Rewind 1 year: I’ve just completed my first year in Nashville after taking a job at a local church where I’m part of developing a ministry for teens (something I’m passionate about and have been doing vocationally for 15 years in different settings). I’m a pastor, a songwriter, a husband, a father, and an artist. Though I don’t know where the art fits in with the pastor piece, I’m not sure that I have to separate the two. All things are sacred to God. ALL things belong to Him. Therefore, I still keep writing and serving Him in everything that I do because that’s what I love to do. And in the midst of all that, I trust; I’ll write the songs that I want to sing, and I’ll write them authentically. If they’re supposed to “be” somewhere, then they’ll get there. I’m not in charge of all that anymore.
One year on the job passes by and by “chance” I need to find a last-minute driver for a beach retreat with the teens that I’m leading. I reach out to a dad (Howie Klausner) who had offered to help me if I ever got in a pinch. While at the retreat, we end up playing guitar together until the wee hours of the morning on the last night. Something clicks, this guy gets life, and he’s living for the right reasons. I’m his pastor, but I’m also gonna be his friend. The two don’t have to be separate.
While on the retreat, a lot of the students express a desire to use their musical gifts to start writing songs. When we get back, I have the idea to get our musical students together and discuss the topic of songwriting as a first step. But I have no clue who we can get to teach us. Howie says he knows the perfect guy.

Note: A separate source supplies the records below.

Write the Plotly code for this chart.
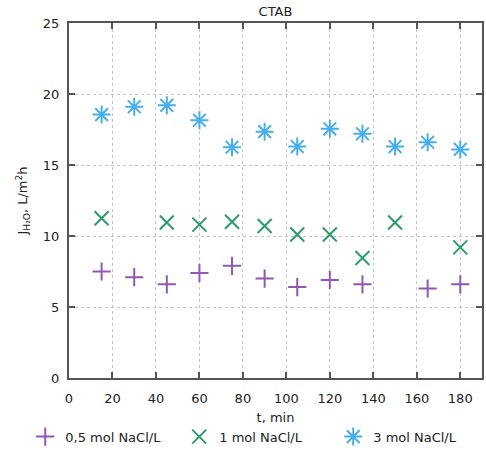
import plotly.graph_objects as go

t = [15, 30, 45, 60, 75, 90, 105, 120, 135, 150, 165, 180]
s05 = [7.5, 7.1, 6.6, 7.4, 7.9, 7.0, 6.4, 6.9, 6.6, None, 6.3, 6.6]
s1 = [11.25, None, 10.95, 10.8, 11.0, 10.7, 10.1, 10.1, 8.45, 10.95, None, 9.2]
s3 = [18.55, 19.1, 19.2, 18.15, 16.25, 17.35, 16.3, 17.55, 17.2, 16.3, 16.6, 16.1]

names = ["0,5 mol NaCl/L", "1 mol NaCl/L", "3 mol NaCl/L"]
colors = ["#8f58b5", "#2e9c68", "#48afea"]
symbols = ["cross-thin", "x-thin", "asterisk"]
sizes = [13, 14, 15]

fig = go.Figure()
for ys, nm, c, sym, sz in zip([s05, s1, s3], names, colors, symbols, sizes):
    fig.add_trace(go.Scatter(
        x=t, y=ys, mode="markers", name=nm,
        marker=dict(symbol=sym, size=sz, color=c, line=dict(color=c, width=2)),
    ))

axis_common = dict(
    showline=True, linecolor="#555", linewidth=2, mirror="ticks",
    ticks="inside", ticklen=6, tickwidth=2, tickcolor="#555",
    showgrid=True, gridcolor="#c4c4c4", griddash="dot", gridwidth=1,
    zeroline=False, tickfont=dict(size=13, color="#222"), automargin=False,
)

fig.update_layout(
    width=486, height=459,
    margin=dict(l=69, r=4, t=23, b=81, autoexpand=False),
    plot_bgcolor="white", paper_bgcolor="white",
    font=dict(family="DejaVu Sans", size=13, color="#222"),
    title=dict(text="CTAB", x=0.5, xanchor="center", xref="paper", y=0.976, yanchor="middle",
               font=dict(size=13, color="#222"), automargin=False),
    xaxis=dict(range=[0, 190], tickvals=[0, 20, 40, 60, 80, 100, 120, 140, 160, 180],
               ticklabelstandoff=7,
               title=dict(text="t, min", standoff=8, font=dict(size=13)), **axis_common),
    yaxis=dict(range=[0, 25], tickvals=[0, 5, 10, 15, 20, 25],
               ticklabelstandoff=5,
               title=dict(text="J<sub>H₂O</sub>, L/m<sup>2</sup>h", standoff=12, font=dict(size=13)), **axis_common),
    legend=dict(orientation="h", x=-0.106, xanchor="left", y=-0.123, yanchor="top",
                font=dict(size=13), itemwidth=30, entrywidth=109, entrywidthmode="pixels",
                tracegroupgap=0),
    showlegend=True,
)

fig.write_html("out.html", config={"displayModeBar": False},
               post_script="document.body.style.margin='0px';")
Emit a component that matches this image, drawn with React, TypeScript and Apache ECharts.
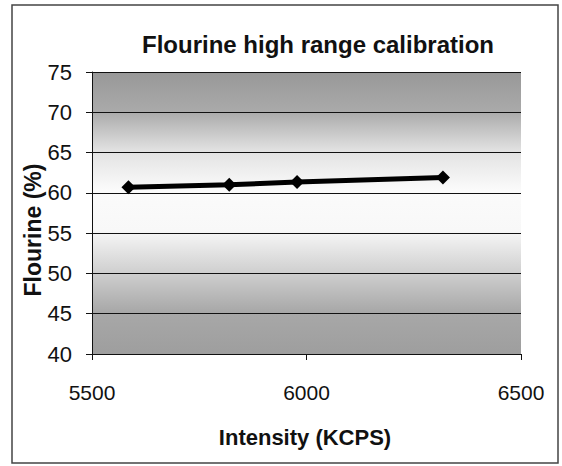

So we end up gathering the interested students in Howie’s living room to hear from one of his good friends, none other than Regie Hamm. Regie bared his heart to 5 people that evening and gave as much as he would in a stadium or concert hall. His story was authentic and it was powerful. After hearing about his faith, life, and songs, we heard practical insight on “co-writing.” We learned about music and life and how the two are inseparable. When it came time to take questions, for some reason, Howie and I were the only ones asking. It dawned on me later that maybe that night was sparking something not only in the students, but also in us. It was something that we’d both put aside yet something that opens up a door to who God wants us to be. At the end of the night, due to my own insecurities, I couldn't even muster up enough courage to have a long conversation with Regie, but his words have stuck with me to this day.
After that evening, Howie and I decided (though I had to push him :)) to get together for a “co-write.” In case you don’t know, first co-writes are actually worse than any first date that you’ll ever go on. It’s your art that you’re sharing, your ideas, your heart, with someone that may hate it all. That’s the risk, but the payoff is great music. Unlike most first dates, this one went perfectly. Within 2 hours, we had our first song, and it felt great.
Fast forward 4 months: Howie is putting the finishing touches on his movie, “The Secret Handshake.” I later learned that he happens to be an accomplished screenwriter, director, songwriter, AND now friend. :) He’s had hundreds of submissions for a title track, and even has one of the submissions printed on the rough cut of the film, but doesn’t feel like it’s what he’s looking for. He casually jokes, “Derrick, got anything?” Would you have guessed that a song called “Standing Right Beside Me” that’s been in my pocket for the past 5 years, written as a song of hope after the death of my beloved mother-in law, would be the song that would move him to tears? I wouldn’t have guessed it either, but it did, and it became the song in the film. You can’t make this stuff up.
Which brings me back to now: The song led to an EP, which is my first studio album in 12 years. This EP represents who I am, where I’ve been, and hope for where I’m going. I call it Freedom. So Regie, you may never remember me or have any clue who I am, but I want to say thanks for taking the time to be real and serve others. It makes a difference and it inspires me. If it inspires me, it will inspire others. And I hope that this EP is a first step in the right direction of the authenticity that Bono and many others are looking for.